Gradually Barbara insinuates herself further and further into Sheba’s life, not only at school, but also her home life, until, when the affair with Connolly comes to light and Sheba is forced to leave the family home, she is able to take control of her almost completely.

As a creation Barbara is a remarkable piece of work.  Heller has created a character who, despite the fact that she is clearly an unreliable narrator, bending facts to suit her own ends and in order to bolster her belief that the world in general sets out to do her down, is nonetheless consistently believable.  In fact she is all the more terrifying because she is so believable and also because there are moments when Heller draws you onto her side. She is genuinely distraught over her cat’s death, for example, and while Pabblem, the obviously over promoted Head Teacher, is, when he encourages her to retire, correct in as much as she has has hidden what she knew of Sheba and Connolly’s affair, it is very clear that this is only an excuse to get rid of someone who sees right through him.  It’s a case of constructive dismissal if ever I came across one.

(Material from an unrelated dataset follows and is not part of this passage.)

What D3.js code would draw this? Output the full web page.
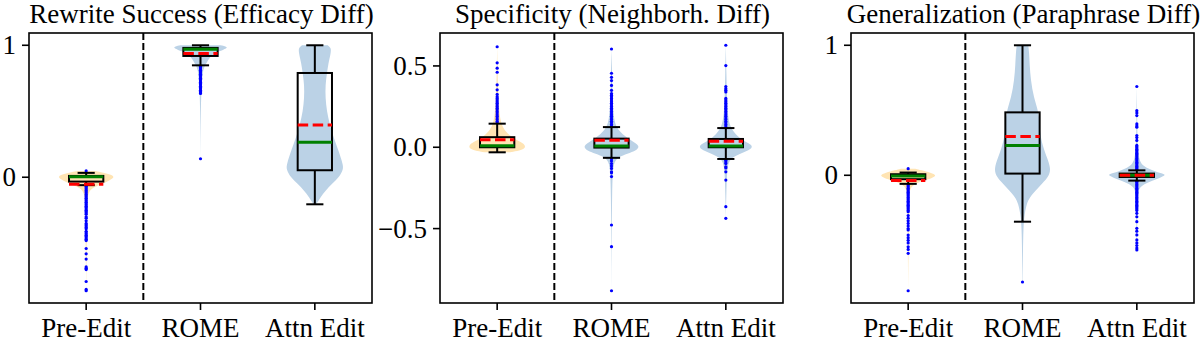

I wasn’t so sure about Sheba, however.  Perhaps it is because we only ever observe her through Barbara’s eyes, but I didn’t feel that I knew her well enough to see her as a fully developed character.  Maybe this is one instance when I really do need to watch the film, because Cate Blanchett will have had to have rounded her out in order to play the role.  I suspect that I should have given more attention to what we are told about her relationships both with her parents and her much older husband in looking for a source for her behaviour, but Barbara clearly dismisses these as unimportant and I’m afraid I followed her lead.

This is a hard book to say that I ‘enjoyed’ given that it is about such a difficult subject and it is told by such a nasty character.  However, it is not a difficult book to appreciate because the writing is excellent and the story compelling.  A good start to my summer reading.

15 Books of Summer

866EF277-F633-4E0D-B702-F64B2F15428COver the past few summers I’ve been aware of fellow bloggers taking part in Cathy746books seasonal challenge to read and review twenty books from their tbr lists. I’ve always thought it was a good idea, but somehow I’ve never caught the beginning of it.  Typically, this year, when I have become aware of people posting their lists of intended reads, I no longer have a mountains of unread books piling up all over the place. When I moved this time last year I had to get rid of around eighty percent of my collection and the tbr list was decimated.  (Actually, it was far more than decimated, which means that only one in ten went.  For me it was more like one in ten remained but I don’t think there is a term for that!). However, nothing daunted, I have drawn up a list of books that over the years I have somehow missed out on; books that I always meant to read but failed to find time for when they were current in my mind.  They may not be part of a physical tbr pile, but they are definitely mentally part of my tbr intentions.

You will have noticed, however, that I am not going for the full twenty.  Cathy allows participants to opt for a lower number, fifteen or ten, and when I look at my other reading commitments for the period between the 3rd of June and the 3rd of September, I think that twenty would be over optimistic.  I have five book group reads and three novels for the Summer School to get through during those months, as well as a list of thirteen new publications due which I will also want to read.  That alone is twenty-one books before I start to add anything else to the list.  I would like to think that I might manage three books a week, but as the Summer School books will have to be read before the week begins, and I won’t want to be reading anything else during the week itself, an additional fifteen sounds more reasonable.

So, my initial list, in no particular order, is:

  • Cloud Atlas ~ David Mitchell
  • Notes on a Scandal ~ Zoë Heller
  • The Honorary Consul ~ Graham Greene
  • A Dark-Adapted Eye ~ Barbara Vine
  • Quartet in Autumn ~ Barbara Pym
  • The Blue Flower ~ Penelope Fitzgerald
  • Mr Pip ~ Lloyd Jones
  • Amy and Isabelle ~ Elizabeth Stroud
  • An Officer and a Spy ~ Robert Harris
  • The Noise of Time ~ Julian Barnes
  • English Passengers ~ Matthew Kneale
  • To the Lighthouse ~ Virginia Woolf
  • The Fountain Overflows ~ Rebecca West
  • Behind the Scenes at the Museum ~ Kate Atkinson 
  • My Lover’s Lover ~ Maggie O’Farrell

I only possess two of these books at present, so I am going to be dependent on the library to get me copies of the others, but I’ve checked and I don’t think that should be too much trouble.  However, it does mean that I can’t predict the order in which I am going to read them.  I’ll hang on to the two that are on my shelves so that if the library fails at any point I will have something to be going on with.

My other reason for wanting to take part in this challenge is that I hope it will get me back reviewing again.  I haven’t been doing enough of this lately and I am aware that I am not getting as much out of my reading as a result.  When you have to bring your thoughts about a book together so that you can write coherently about it I am sure the quality of your reading is of a different order.

I am very much looking forward to sharing this with everyone else taking part. This past year has been very disrupted in many ways, and I would love to think that (ongoing dental treatment apart) I could look forward to a peaceful three months concentrating on reading, writing and drinking tea and very little else.  Wishful thinking, probably, but we can all dream.